▶ _Information supplied_:
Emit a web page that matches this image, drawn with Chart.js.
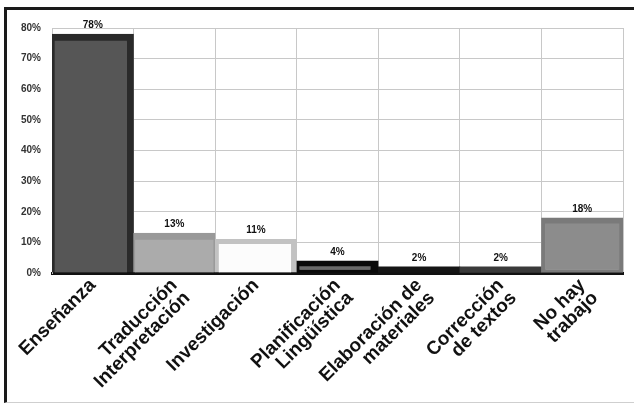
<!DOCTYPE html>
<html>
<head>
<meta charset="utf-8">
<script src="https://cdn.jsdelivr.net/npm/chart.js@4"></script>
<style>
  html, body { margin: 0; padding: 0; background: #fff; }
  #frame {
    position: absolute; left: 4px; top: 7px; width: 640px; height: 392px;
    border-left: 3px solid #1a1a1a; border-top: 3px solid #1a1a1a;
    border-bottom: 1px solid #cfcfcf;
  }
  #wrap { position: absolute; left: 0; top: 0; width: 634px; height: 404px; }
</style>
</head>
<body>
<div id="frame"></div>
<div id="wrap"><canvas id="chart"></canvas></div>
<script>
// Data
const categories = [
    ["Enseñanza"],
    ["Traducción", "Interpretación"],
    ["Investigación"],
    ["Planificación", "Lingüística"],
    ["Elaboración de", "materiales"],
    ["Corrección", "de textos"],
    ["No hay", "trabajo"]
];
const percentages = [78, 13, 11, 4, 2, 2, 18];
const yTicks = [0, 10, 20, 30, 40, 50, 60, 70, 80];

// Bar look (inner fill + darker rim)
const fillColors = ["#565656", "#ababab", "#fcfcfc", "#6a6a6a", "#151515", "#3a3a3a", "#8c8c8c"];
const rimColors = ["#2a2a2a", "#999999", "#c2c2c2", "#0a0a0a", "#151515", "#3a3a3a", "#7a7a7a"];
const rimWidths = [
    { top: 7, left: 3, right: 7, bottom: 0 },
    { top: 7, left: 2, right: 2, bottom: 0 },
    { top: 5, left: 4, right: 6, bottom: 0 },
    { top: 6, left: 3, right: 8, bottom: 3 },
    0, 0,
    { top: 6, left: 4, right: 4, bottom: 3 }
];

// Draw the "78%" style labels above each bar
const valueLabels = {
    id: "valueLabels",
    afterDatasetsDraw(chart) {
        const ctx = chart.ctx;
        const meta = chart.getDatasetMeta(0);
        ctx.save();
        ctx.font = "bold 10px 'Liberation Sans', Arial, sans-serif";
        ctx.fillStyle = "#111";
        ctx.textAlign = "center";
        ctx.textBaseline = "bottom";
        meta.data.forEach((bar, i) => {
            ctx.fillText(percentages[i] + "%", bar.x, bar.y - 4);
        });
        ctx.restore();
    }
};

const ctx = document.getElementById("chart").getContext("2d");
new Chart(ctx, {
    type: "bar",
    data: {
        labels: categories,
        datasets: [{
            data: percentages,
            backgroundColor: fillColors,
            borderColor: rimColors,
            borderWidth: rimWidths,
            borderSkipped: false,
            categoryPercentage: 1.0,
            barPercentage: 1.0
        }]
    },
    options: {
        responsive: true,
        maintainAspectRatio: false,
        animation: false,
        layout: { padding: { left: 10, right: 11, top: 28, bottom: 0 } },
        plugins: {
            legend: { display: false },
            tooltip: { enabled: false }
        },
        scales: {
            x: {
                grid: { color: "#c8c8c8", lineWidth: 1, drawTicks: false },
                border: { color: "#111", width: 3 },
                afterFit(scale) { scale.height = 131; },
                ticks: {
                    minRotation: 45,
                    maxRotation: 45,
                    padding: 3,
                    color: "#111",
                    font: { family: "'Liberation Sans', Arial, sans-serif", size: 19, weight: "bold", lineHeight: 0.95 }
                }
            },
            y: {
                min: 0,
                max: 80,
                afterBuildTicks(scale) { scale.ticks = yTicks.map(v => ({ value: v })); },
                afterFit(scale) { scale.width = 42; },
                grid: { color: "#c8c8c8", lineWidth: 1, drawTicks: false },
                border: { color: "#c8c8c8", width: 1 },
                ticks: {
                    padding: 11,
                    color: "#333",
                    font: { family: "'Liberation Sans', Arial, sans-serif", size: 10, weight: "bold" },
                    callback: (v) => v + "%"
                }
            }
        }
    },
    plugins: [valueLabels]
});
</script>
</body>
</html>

▶ _Goal_: Replicate the material above verbatim; images stay out of the copy.

▶ _Response to the exercise_:
Emit a web page that matches this image, drawn with Chart.js.
<!DOCTYPE html>
<html>
<head>
<meta charset="utf-8">
<script src="https://cdn.jsdelivr.net/npm/chart.js@4"></script>
<style>
  html, body { margin: 0; padding: 0; background: #fff; }
  #frame {
    position: absolute; left: 4px; top: 7px; width: 640px; height: 392px;
    border-left: 3px solid #1a1a1a; border-top: 3px solid #1a1a1a;
    border-bottom: 1px solid #cfcfcf;
  }
  #wrap { position: absolute; left: 0; top: 0; width: 634px; height: 404px; }
</style>
</head>
<body>
<div id="frame"></div>
<div id="wrap"><canvas id="chart"></canvas></div>
<script>
// Data
const categories = [
    ["Enseñanza"],
    ["Traducción", "Interpretación"],
    ["Investigación"],
    ["Planificación", "Lingüística"],
    ["Elaboración de", "materiales"],
    ["Corrección", "de textos"],
    ["No hay", "trabajo"]
];
const percentages = [78, 13, 11, 4, 2, 2, 18];
const yTicks = [0, 10, 20, 30, 40, 50, 60, 70, 80];

// Bar look (inner fill + darker rim)
const fillColors = ["#565656", "#ababab", "#fcfcfc", "#6a6a6a", "#151515", "#3a3a3a", "#8c8c8c"];
const rimColors = ["#2a2a2a", "#999999", "#c2c2c2", "#0a0a0a", "#151515", "#3a3a3a", "#7a7a7a"];
const rimWidths = [
    { top: 7, left: 3, right: 7, bottom: 0 },
    { top: 7, left: 2, right: 2, bottom: 0 },
    { top: 5, left: 4, right: 6, bottom: 0 },
    { top: 6, left: 3, right: 8, bottom: 3 },
    0, 0,
    { top: 6, left: 4, right: 4, bottom: 3 }
];

// Draw the "78%" style labels above each bar
const valueLabels = {
    id: "valueLabels",
    afterDatasetsDraw(chart) {
        const ctx = chart.ctx;
        const meta = chart.getDatasetMeta(0);
        ctx.save();
        ctx.font = "bold 10px 'Liberation Sans', Arial, sans-serif";
        ctx.fillStyle = "#111";
        ctx.textAlign = "center";
        ctx.textBaseline = "bottom";
        meta.data.forEach((bar, i) => {
            ctx.fillText(percentages[i] + "%", bar.x, bar.y - 4);
        });
        ctx.restore();
    }
};

const ctx = document.getElementById("chart").getContext("2d");
new Chart(ctx, {
    type: "bar",
    data: {
        labels: categories,
        datasets: [{
            data: percentages,
            backgroundColor: fillColors,
            borderColor: rimColors,
            borderWidth: rimWidths,
            borderSkipped: false,
            categoryPercentage: 1.0,
            barPercentage: 1.0
        }]
    },
    options: {
        responsive: true,
        maintainAspectRatio: false,
        animation: false,
        layout: { padding: { left: 10, right: 11, top: 28, bottom: 0 } },
        plugins: {
            legend: { display: false },
            tooltip: { enabled: false }
        },
        scales: {
            x: {
                grid: { color: "#c8c8c8", lineWidth: 1, drawTicks: false },
                border: { color: "#111", width: 3 },
                afterFit(scale) { scale.height = 131; },
                ticks: {
                    minRotation: 45,
                    maxRotation: 45,
                    padding: 3,
                    color: "#111",
                    font: { family: "'Liberation Sans', Arial, sans-serif", size: 19, weight: "bold", lineHeight: 0.95 }
                }
            },
            y: {
                min: 0,
                max: 80,
                afterBuildTicks(scale) { scale.ticks = yTicks.map(v => ({ value: v })); },
                afterFit(scale) { scale.width = 42; },
                grid: { color: "#c8c8c8", lineWidth: 1, drawTicks: false },
                border: { color: "#c8c8c8", width: 1 },
                ticks: {
                    padding: 11,
                    color: "#333",
                    font: { family: "'Liberation Sans', Arial, sans-serif", size: 10, weight: "bold" },
                    callback: (v) => v + "%"
                }
            }
        }
    },
    plugins: [valueLabels]
});
</script>
</body>
</html>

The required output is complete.